39 Häuser mit einem Hauch von Fachwerk, ein herrschaftlicher Park und der Zaun mit den zwei schmiedeeisernen Bs als Schutz vor der Außenwelt. Selbst die Namen der Häuser versprühen das Flair der deutschen Romantik: Lerchensand, Lichtental, Bergengrün, Rothenbach und Weinberg.

400 Kunstdörfer entstanden

Europa ist in. Während Regierungschef Putin am russischen Sonderweg bastelt und anti-westliche Stimmung in der Bevölkerung schürt, zieht es den Teil von Russlands Elite, der es sich auch in Krisenzeiten noch leisten kann, verstärkt ins pseudo-europäische Moskauer Umland. Und das am liebsten unbehelligt von den sozialen Problemen des armen russischen Dorflebens.

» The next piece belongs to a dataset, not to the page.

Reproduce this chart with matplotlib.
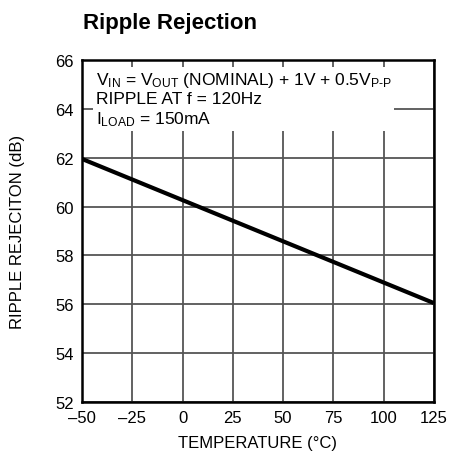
import matplotlib
matplotlib.use("Agg")
import matplotlib.pyplot as plt
import matplotlib.font_manager as fm

names = {f.name for f in fm.fontManager.ttflist}
narrow = 'Liberation Sans Narrow' if 'Liberation Sans Narrow' in names else 'Liberation Sans'
plt.rcParams['font.family'] = [narrow, 'DejaVu Sans']
plt.rcParams['mathtext.fontset'] = 'custom'
plt.rcParams['mathtext.rm'] = narrow
plt.rcParams['mathtext.it'] = narrow
plt.rcParams['axes.unicode_minus'] = True

temperature = [-50, 125]
rejection = [61.95, 56.05]
xticks = [-50, -25, 0, 25, 50, 75, 100, 125]
yticks = [52, 54, 56, 58, 60, 62, 64, 66]

fig = plt.figure(figsize=(4.61, 4.64), dpi=100)
ax = fig.add_axes([0.178, 0.1315, 0.763, 0.737])
ax.set_xlim(-50, 125)
ax.set_ylim(52, 66)
ax.set_xticks(xticks)
ax.set_yticks(yticks)
ax.set_xticklabels([str(t).replace('-', '\u2013') for t in xticks])
ax.grid(True, color='#555555', linewidth=1.3)
ax.set_axisbelow(True)
ax.tick_params(length=0, labelsize=12, pad=6, colors='black')
for s in ax.spines.values():
    s.set_linewidth(1.8)
    s.set_color('black')
    s.set_zorder(5)

ax.plot(temperature, rejection, color='black', linewidth=3, solid_capstyle='butt', zorder=4)

ax.set_xlabel('TEMPERATURE (°C)', fontsize=12, labelpad=7)
ax.set_ylabel('RIPPLE REJECITON (dB)', fontsize=12, labelpad=22)

txt = ('V$_{\\mathrm{IN}}$ = V$_{\\mathrm{OUT}}$ (NOMINAL) + 1V + 0.5V$_{\\mathrm{P\u2010P}}$\n'
       'RIPPLE AT f = 120Hz\n'
       'I$_{\\mathrm{LOAD}}$ = 150mA')
ax.text(-43.3, 65.6, txt, fontsize=12.5, va='top', ha='left', linespacing=1.22,
        bbox=dict(facecolor='white', edgecolor='none', pad=2), zorder=3)

fig.text(0.18, 0.95, 'Ripple Rejection', fontsize=16, fontweight='bold', va='center', ha='left')

fig.savefig('out.png', dpi=100)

400 Kunstdörfer sind um die russische Hauptstadt entstanden. Finnland, Italien, Frankreich, England - fast jedes Land hat seine Premium-Kopie à la Disneyland abbekommen. In Russland liebt man kitschiges Ethno-Flair. Und in Sachen Einfamilienhäuser hat die sowjetische Plattenbauarchitektur im vergangenen Jahrhundert ohnehin keine eigenen Akzente gesetzt.

Zu Besuch in Belgien

Eine Schranke versperrt die Einfahrt nach Belgien. Dahinter warten ein riesiger künstlicher See, eine Windmühle und 89 großzügige Landsitze für diejenigen, die zum Überqueren dieser innerrussischen Grenze befugt sind. Denn auch die belgische Siedlung ist selbstverständlich eine "Gated Community" - niemand hier will wegen seines Geldes schief angeguckt werden. Man bleibt unter sich.

Langsam gleitet der Wagen an den verklinkerten Häusern vorbei. Irgendwo hat man das alles schon mal gesehen - vielleicht in Belgien, sicher aber in einer deutschen Neubausiedlung aus den 1990er-Jahren. Nur ist hier alles viel größer. Jeder, der hier wohnt, erinnert sich schließlich noch mit Grausen an den Wohnungsmangel zu Sowjetzeiten.

Der Höhepunkt der Dorfrundfahrt ist der künstliche See. Das andere Ende am Waldrand ist von hier kaum zu sehen. Die riesige Pfütze ist das Kaufargument für Menschen, die sich fast alles leisten können.